There are a few reasons for going with HTML:
* Firstly, there seemed to be (and still is) a chance of GNOME
adopting Webkit as a dependency for 2.28, which would /probably/
hit Karmic (especially if we take in Empathy), and if not for
that it would for 2.30. If Webkit doesn't happen, there's always
Firefox's engine, although it isn't as suited to the 'embedded
presentation framework' use.
* Rigid and streamlined. The main frame is a 2 kb html file that
links to a 3kb css file, while individual slides all hover under
1kb. Not counting pictures, of course, which make up the bulk of
file size. When I was doing it with SVGs, slides were all around
10kb which is still nice and tiny, but is mostly made up of
duplication - something that makes my blood boil. With HTML,
things adopt the same visual style mostly because CSS allows it,
and are automatically inserted inside the same
'frame' (Slideshow.html), thus each slide just has its unique
content and nothing more. There is room for full control over
the slide content, but it's possible to just punch in some words
and some pictures and get a slide that looks absolutely
consistent. Then, a change to styling across the presentation
can be applied in seconds.
* SVGs are indeed great for translations. That's an interesting
thing about Inkscape doing it directly. Is that new? ...Still,
so is HTML! There is a handy little tool called html2po (and
po2html) that can be used for this. Not sure if the live cd has
that on hand, but if not it's possible to run it before
shipping.
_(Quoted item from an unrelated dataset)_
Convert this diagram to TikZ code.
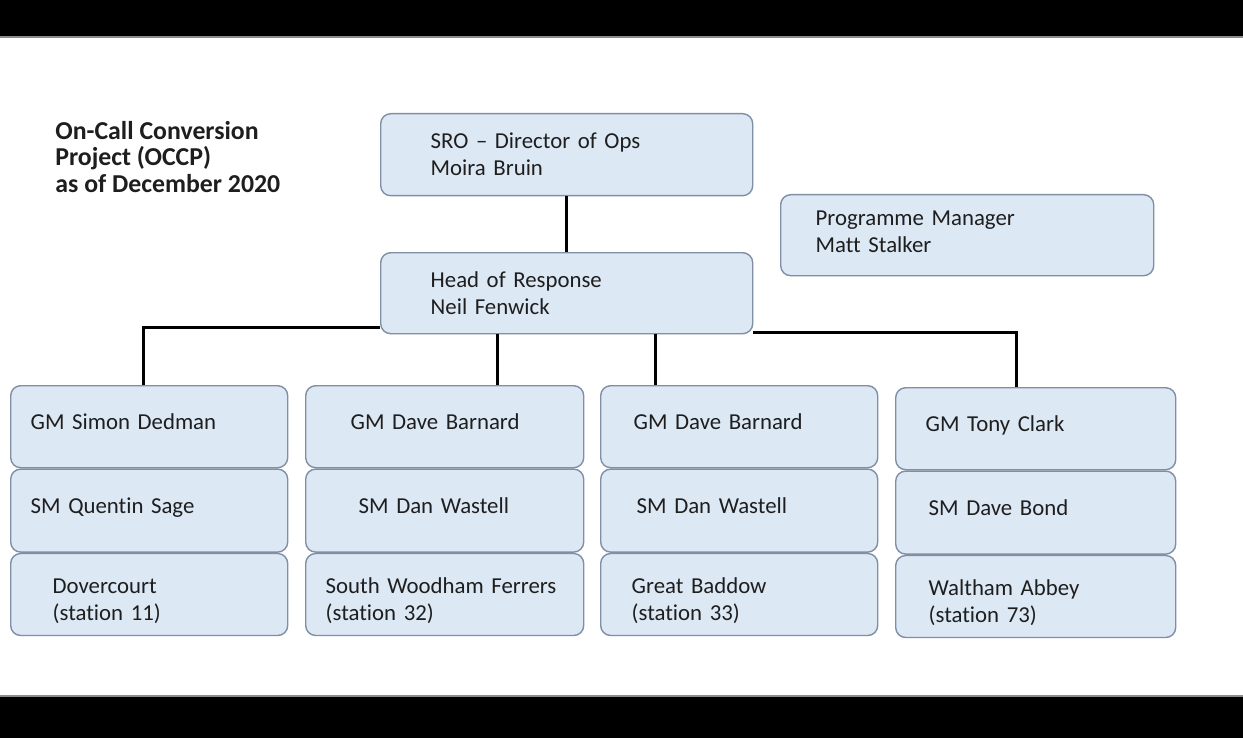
\documentclass[tikz,border=0pt]{standalone}
\usepackage{fontspec}
\setmainfont{Carlito}[Ligatures=NoCommon]
\usetikzlibrary{positioning}

\definecolor{cardfill}{RGB}{221,232,245}
\definecolor{cardedge}{RGB}{128,143,165}
\definecolor{inkgray}{RGB}{30,30,30}

\tikzset{
  card/.style 2 args={draw=cardedge, line width=0.7pt, fill=cardfill, rounded corners=5pt,
    align=left, text=inkgray, font=\fontsize{11.4}{13.5}\selectfont,
    inner xsep=#1, text width=#2, inner ysep=0pt, minimum height=41pt},
  oneline/.style={text depth=5pt},
  station/.style={text height=14.5pt},
  link/.style={line width=1.5pt, black}
}

\begin{document}
\begin{tikzpicture}[x=0.5pt, y=-0.5pt]
% page and black bars
\fill[white] (0,0) rectangle (1243,738);
\useasboundingbox (0,0) rectangle (1243,738);
\fill[black] (0,0) rectangle (1243,36);
\fill[black!45] (0,36) rectangle (1243,38);
\fill[black!45] (0,695) rectangle (1243,697);
\fill[black] (0,697) rectangle (1243,738);

% title
\node[anchor=west, align=left, inner sep=0pt, text=inkgray,
      font=\fontsize{12.9}{13.3}\selectfont\bfseries] (title) at (55,157)
  {On-Call Conversion\\Project (OCCP)\\as of December 2020};

% top of the tree
\node[card={25pt}{136pt}, anchor=north west] (sro) at (380,113) {SRO -- Director of Ops\\Moira Bruin};
\node[card={25pt}{136pt}, anchor=north west, minimum height=40.5pt] (head) at (380,252) {Head of Response\\Neil Fenwick};
\node[card={17.5pt}{151.5pt}, anchor=north west, minimum height=40.5pt, text depth=17pt] (pm) at (780,194) {Programme Manager\\Matt Stalker};

% column 1
\node[card={10pt}{118.5pt}, oneline, anchor=north west] (gm1) at (10,385) {GM Simon Dedman};
\node[card={10pt}{118.5pt}, oneline, below=0pt of gm1, minimum height=41.5pt] (sm1) {SM Quentin Sage};
\node[card={21pt}{96.5pt}, station, below=0pt of sm1] (st1) {Dovercourt\\(station 11)};

% column 2
\node[card={22.5pt}{94pt}, oneline, anchor=north west] (gm2) at (305,385) {GM Dave Barnard};
\node[card={26.5pt}{86pt}, oneline, below=0pt of gm2, minimum height=41.5pt] (sm2) {SM Dan Wastell};
\node[card={10pt}{119pt}, station, below=0pt of sm2] (st2) {South Woodham Ferrers\\(station 32)};

% column 3
\node[card={16.5pt}{105.5pt}, oneline, anchor=north west] (gm3) at (600,385) {GM Dave Barnard};
\node[card={18pt}{102.5pt}, oneline, below=0pt of gm3, minimum height=41.5pt] (sm3) {SM Dan Wastell};
\node[card={15.5pt}{107.5pt}, station, below=0pt of sm3] (st3) {Great Baddow\\(station 33)};

% column 4
\node[card={15pt}{110pt}, oneline, anchor=north west] (gm4) at (895,387) {GM Tony Clark};
\node[card={16.5pt}{107pt}, oneline, below=0pt of gm4, minimum height=41.5pt] (sm4) {SM Dave Bond};
\node[card={16.5pt}{107pt}, station, below=0pt of sm4] (st4) {Waltham Abbey\\(station 73)};

% reporting lines
\draw[link] (sro) -- (head);
\draw[link] ([yshift=3.5pt]head.south west) -| ([xshift=-2.75pt]gm1.north);
\draw[link] ([xshift=58.5pt]head.south west) -- ([xshift=58.5pt]head.south west |- gm2.north);
\draw[link] ([xshift=137.5pt]head.south west) -- ([xshift=137.5pt]head.south west |- gm3.north);
\draw[link] ([yshift=1pt]head.south east) -| ([xshift=-9.5pt]gm4.north);
\end{tikzpicture}
\end{document}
That presents a case where the linking nature of the
HTML design comes in handy: Each localization, in the current
form, would be 10kb total for new text at most no matter how it
gets done. (Although, granted, it would be nice if we could
localize screenshots as well...).
* With HTML, we can provide some extra interactivity like alt text
for images (presented via javascript) at no cost. Also, we get
working hyperlinks. While I don't think the latter is enormously
useful given the simplicity needed here, it's still handy to
have them. Also, again for localization: Where text absolutely
will not fit, a scrollbar could appear fairly neatly, but let's
hope that never happens.
* By putting slideshow presentation into the slideshow project
itself via Javascript, Ubiquity's end of things can be nice and
simple. Details like how to switch between slides get to be
handled by the slideshow people for particular flavours, which I
think makes a lot of sense.
* The slideshow renders in a web browser just like it renders in
Ubiquity. Easy to test, and easy to reuse outside of Ubiquity if
desired. For example, some people on the Docs mailing list
expressed interest in having the same slideshow somewhere in a
new system. Indeed, I think that may make some sense to have a
launcher in example-content that just pulls open the nearest web
browser.
* Right to left language? Absolutely not a problem.
* Accessibility :)
* Worst case scenario: Have Ubiquity handle the presentation end
of things completely (including drawing a background picture,
rendering the text and the images, transitioning between
slides). It could pretty safely parse the individual slide html
files and do that, since they are that trivially simple (and
consistent).
Looking forward to what Gerry comes up with. I'm thinking of the current
slides (and deeply sorry I never made this clear earlier) as almost a
skeleton. Although what is there is /nice/, there's a lot of time to get
these perfect, so a spirit of phoenix-like rebirth springs to mind. With
a skeleton (and some pretty good content and screenshots, if I may say
so), new contributions - be they new slides or amendments to slides -
can base themselves on what they know exists. Good stuff springs from
that.
I also have some simple writing guidelines in the Readme at
lp:ubiquity-slideshow-ubuntu (which the whole thing is currently not
compliant with, but dreams of being some day). I trust Gerry and the
design team to come up with some pretty brilliantly awesome stuff
regardless, but it's there if wanted.
Thanks for all the information, Evan.